— The exercise —
Set down the lines that begin at the top of the records and end with the line containing "biref = [0.0, 1.0e-6, 0.0, 0.0, 0.0, 1.0e-6]", and drop every picture.

***

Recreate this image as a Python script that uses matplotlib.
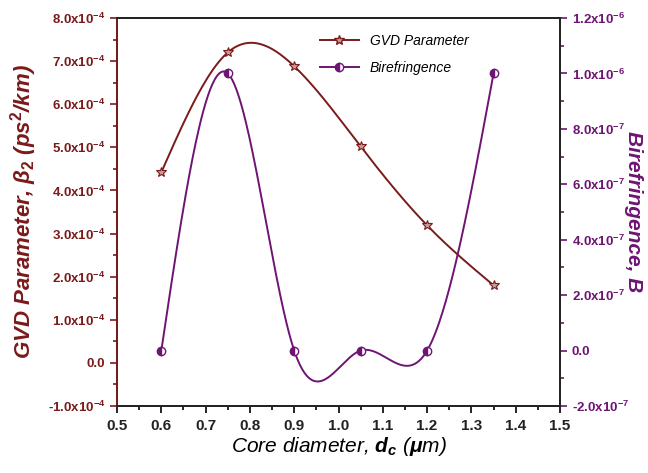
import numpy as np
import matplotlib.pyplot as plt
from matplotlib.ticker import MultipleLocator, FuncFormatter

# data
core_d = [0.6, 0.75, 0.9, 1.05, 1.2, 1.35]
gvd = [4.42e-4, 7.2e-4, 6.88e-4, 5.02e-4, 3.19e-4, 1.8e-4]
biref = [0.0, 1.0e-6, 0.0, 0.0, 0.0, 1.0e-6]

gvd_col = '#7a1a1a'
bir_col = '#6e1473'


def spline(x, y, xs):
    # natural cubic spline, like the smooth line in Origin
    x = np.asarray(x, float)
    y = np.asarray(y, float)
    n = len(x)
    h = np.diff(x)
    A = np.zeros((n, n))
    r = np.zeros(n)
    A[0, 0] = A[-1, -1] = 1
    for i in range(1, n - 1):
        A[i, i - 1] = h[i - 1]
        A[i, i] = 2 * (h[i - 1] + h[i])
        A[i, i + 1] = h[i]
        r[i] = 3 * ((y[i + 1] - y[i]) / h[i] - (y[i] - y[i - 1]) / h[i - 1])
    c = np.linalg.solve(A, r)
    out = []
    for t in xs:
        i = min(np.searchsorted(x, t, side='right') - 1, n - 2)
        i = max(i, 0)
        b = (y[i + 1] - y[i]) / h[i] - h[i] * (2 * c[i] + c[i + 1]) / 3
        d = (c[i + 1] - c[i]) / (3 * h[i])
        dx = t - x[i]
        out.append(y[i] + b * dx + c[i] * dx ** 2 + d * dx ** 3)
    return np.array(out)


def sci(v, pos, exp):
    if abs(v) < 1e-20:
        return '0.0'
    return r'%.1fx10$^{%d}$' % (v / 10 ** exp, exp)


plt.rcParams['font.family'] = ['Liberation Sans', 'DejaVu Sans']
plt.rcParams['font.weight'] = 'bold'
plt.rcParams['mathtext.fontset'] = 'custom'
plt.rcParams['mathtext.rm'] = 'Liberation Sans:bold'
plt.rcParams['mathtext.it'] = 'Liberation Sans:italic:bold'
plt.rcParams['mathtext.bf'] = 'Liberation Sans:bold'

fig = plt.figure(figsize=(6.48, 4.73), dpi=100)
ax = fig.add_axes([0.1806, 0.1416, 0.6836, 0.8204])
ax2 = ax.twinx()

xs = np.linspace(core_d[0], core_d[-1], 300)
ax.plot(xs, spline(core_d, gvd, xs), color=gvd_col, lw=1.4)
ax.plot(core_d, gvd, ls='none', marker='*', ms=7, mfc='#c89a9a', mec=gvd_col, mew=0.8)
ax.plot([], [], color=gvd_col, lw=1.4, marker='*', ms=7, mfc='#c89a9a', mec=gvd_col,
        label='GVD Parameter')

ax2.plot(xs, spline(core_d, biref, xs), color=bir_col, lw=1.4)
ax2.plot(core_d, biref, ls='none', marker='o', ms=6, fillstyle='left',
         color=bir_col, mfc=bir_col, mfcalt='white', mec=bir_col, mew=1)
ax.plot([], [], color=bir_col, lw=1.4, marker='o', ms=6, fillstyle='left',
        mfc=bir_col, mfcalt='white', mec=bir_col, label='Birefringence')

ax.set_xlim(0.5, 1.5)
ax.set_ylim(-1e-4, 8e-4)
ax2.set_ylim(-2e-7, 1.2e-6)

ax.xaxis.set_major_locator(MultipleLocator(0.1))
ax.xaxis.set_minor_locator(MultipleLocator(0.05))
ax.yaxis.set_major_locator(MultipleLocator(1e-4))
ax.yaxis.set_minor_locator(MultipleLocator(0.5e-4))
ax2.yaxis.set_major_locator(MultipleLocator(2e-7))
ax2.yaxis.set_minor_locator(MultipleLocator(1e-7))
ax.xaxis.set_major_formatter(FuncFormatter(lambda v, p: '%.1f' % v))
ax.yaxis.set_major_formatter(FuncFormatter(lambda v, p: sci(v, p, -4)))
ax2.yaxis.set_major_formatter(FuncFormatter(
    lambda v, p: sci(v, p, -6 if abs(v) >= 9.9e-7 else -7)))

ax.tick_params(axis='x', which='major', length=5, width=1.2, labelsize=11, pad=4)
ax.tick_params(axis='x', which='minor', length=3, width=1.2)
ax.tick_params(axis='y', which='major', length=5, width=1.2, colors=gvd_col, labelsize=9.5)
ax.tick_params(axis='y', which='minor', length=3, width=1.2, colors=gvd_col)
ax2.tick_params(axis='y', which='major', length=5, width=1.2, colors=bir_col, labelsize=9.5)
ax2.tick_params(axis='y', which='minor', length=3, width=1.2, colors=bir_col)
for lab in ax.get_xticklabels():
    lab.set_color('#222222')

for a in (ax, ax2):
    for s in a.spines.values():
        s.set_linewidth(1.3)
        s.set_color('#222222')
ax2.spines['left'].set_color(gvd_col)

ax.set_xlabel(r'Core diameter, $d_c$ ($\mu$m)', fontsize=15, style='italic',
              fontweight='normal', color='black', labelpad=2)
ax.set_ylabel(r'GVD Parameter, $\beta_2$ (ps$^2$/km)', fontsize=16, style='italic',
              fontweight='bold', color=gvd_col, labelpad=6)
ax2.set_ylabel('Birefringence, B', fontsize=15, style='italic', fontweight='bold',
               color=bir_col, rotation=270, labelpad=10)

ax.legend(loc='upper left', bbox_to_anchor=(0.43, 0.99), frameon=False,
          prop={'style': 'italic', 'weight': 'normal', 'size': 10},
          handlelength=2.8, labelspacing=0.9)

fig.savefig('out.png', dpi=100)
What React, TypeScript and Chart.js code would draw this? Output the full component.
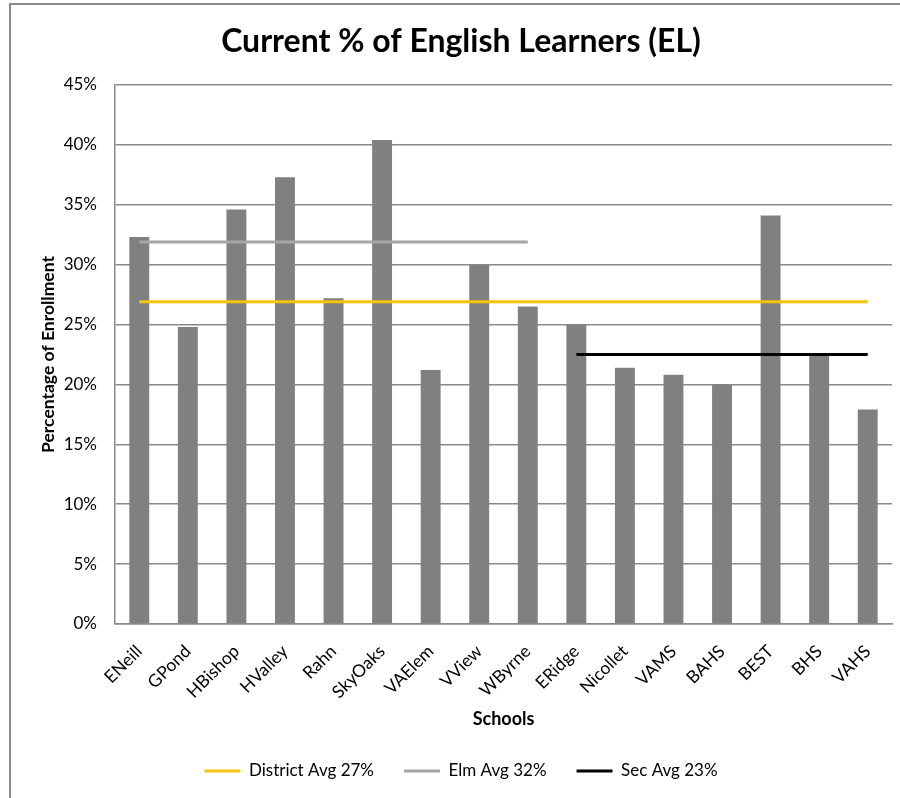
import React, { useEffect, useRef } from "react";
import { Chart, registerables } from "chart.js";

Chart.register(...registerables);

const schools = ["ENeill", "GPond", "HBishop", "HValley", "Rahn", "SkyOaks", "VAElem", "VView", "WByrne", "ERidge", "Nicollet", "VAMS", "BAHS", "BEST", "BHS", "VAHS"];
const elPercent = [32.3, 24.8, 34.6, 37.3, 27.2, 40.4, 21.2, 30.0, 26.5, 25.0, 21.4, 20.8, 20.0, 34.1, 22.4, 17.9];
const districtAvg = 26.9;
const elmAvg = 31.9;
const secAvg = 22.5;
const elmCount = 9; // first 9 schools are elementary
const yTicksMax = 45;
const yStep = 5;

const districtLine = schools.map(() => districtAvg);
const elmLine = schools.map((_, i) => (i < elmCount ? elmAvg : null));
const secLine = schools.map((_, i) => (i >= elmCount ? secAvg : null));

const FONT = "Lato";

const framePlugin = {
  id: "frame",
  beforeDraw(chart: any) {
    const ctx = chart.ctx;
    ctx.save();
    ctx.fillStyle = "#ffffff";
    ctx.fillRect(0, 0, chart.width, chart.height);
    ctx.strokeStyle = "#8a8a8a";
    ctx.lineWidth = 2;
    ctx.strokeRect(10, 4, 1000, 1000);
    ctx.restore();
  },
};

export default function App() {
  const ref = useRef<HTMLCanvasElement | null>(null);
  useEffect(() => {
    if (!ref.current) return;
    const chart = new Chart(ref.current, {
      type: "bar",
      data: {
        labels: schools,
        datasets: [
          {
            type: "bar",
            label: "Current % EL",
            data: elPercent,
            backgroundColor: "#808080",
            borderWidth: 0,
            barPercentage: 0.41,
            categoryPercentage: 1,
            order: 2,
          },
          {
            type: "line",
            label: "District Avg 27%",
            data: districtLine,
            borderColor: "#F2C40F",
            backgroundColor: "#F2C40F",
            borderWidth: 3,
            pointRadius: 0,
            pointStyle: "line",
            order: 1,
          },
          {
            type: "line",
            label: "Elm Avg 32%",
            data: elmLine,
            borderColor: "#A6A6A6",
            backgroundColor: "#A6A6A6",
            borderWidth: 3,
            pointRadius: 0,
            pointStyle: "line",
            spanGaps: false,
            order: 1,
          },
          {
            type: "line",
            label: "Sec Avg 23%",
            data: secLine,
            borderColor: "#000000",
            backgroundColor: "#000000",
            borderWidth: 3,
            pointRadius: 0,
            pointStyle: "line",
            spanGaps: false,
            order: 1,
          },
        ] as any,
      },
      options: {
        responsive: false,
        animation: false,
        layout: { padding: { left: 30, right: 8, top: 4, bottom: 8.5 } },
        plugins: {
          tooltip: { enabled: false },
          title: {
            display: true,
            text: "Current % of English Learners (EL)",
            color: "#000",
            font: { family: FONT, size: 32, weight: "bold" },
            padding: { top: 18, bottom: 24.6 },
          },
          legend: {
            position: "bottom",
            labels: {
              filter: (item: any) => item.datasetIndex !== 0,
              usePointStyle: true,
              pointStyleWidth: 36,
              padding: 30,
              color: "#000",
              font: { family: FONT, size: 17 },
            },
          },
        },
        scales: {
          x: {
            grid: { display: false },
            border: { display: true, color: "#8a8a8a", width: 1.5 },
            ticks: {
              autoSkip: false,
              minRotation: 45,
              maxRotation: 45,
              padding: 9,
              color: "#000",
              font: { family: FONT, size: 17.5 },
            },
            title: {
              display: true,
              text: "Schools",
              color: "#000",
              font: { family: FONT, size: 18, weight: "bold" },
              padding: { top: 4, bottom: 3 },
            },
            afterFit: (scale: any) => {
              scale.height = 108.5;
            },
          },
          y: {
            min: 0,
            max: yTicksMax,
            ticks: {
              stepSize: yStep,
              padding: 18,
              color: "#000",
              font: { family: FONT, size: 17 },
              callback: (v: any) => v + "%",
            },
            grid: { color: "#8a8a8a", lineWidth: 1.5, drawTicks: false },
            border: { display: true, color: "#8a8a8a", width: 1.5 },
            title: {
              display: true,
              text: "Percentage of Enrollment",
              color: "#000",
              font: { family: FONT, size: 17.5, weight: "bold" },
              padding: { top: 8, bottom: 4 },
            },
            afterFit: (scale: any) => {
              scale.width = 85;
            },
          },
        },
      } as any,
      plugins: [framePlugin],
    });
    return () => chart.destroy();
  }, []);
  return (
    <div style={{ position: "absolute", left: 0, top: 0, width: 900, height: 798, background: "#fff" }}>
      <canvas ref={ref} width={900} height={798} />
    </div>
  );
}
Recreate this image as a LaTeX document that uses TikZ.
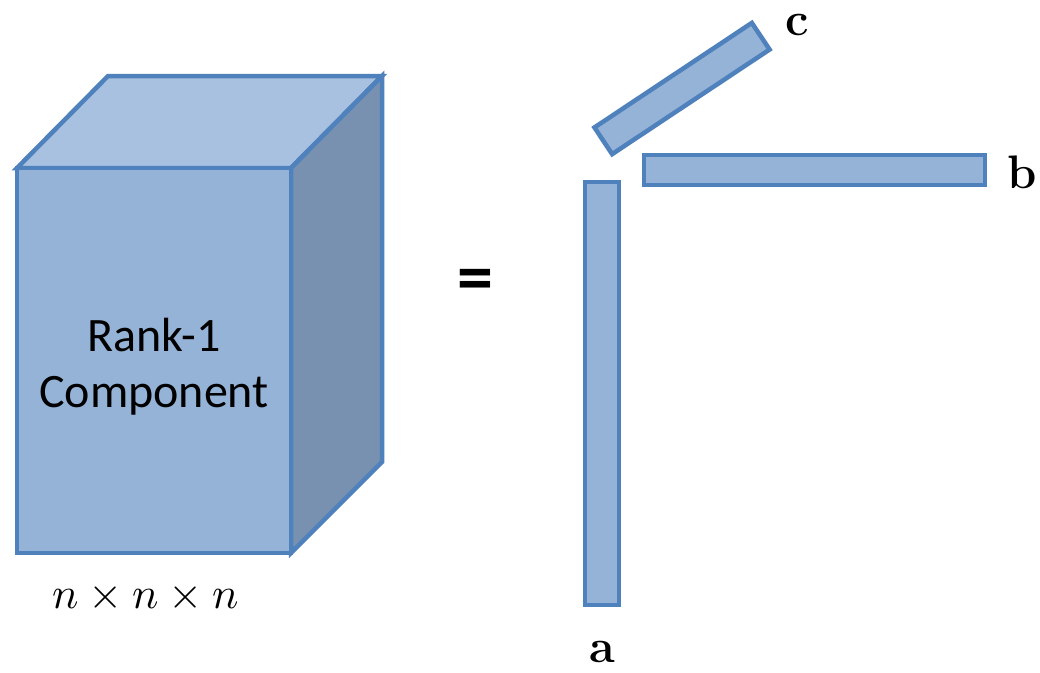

***

— Result of this task —
Recreate this image as a Python script that uses matplotlib.
import numpy as np
import matplotlib.pyplot as plt
from matplotlib.ticker import MultipleLocator, FuncFormatter

# data
core_d = [0.6, 0.75, 0.9, 1.05, 1.2, 1.35]
gvd = [4.42e-4, 7.2e-4, 6.88e-4, 5.02e-4, 3.19e-4, 1.8e-4]
biref = [0.0, 1.0e-6, 0.0, 0.0, 0.0, 1.0e-6]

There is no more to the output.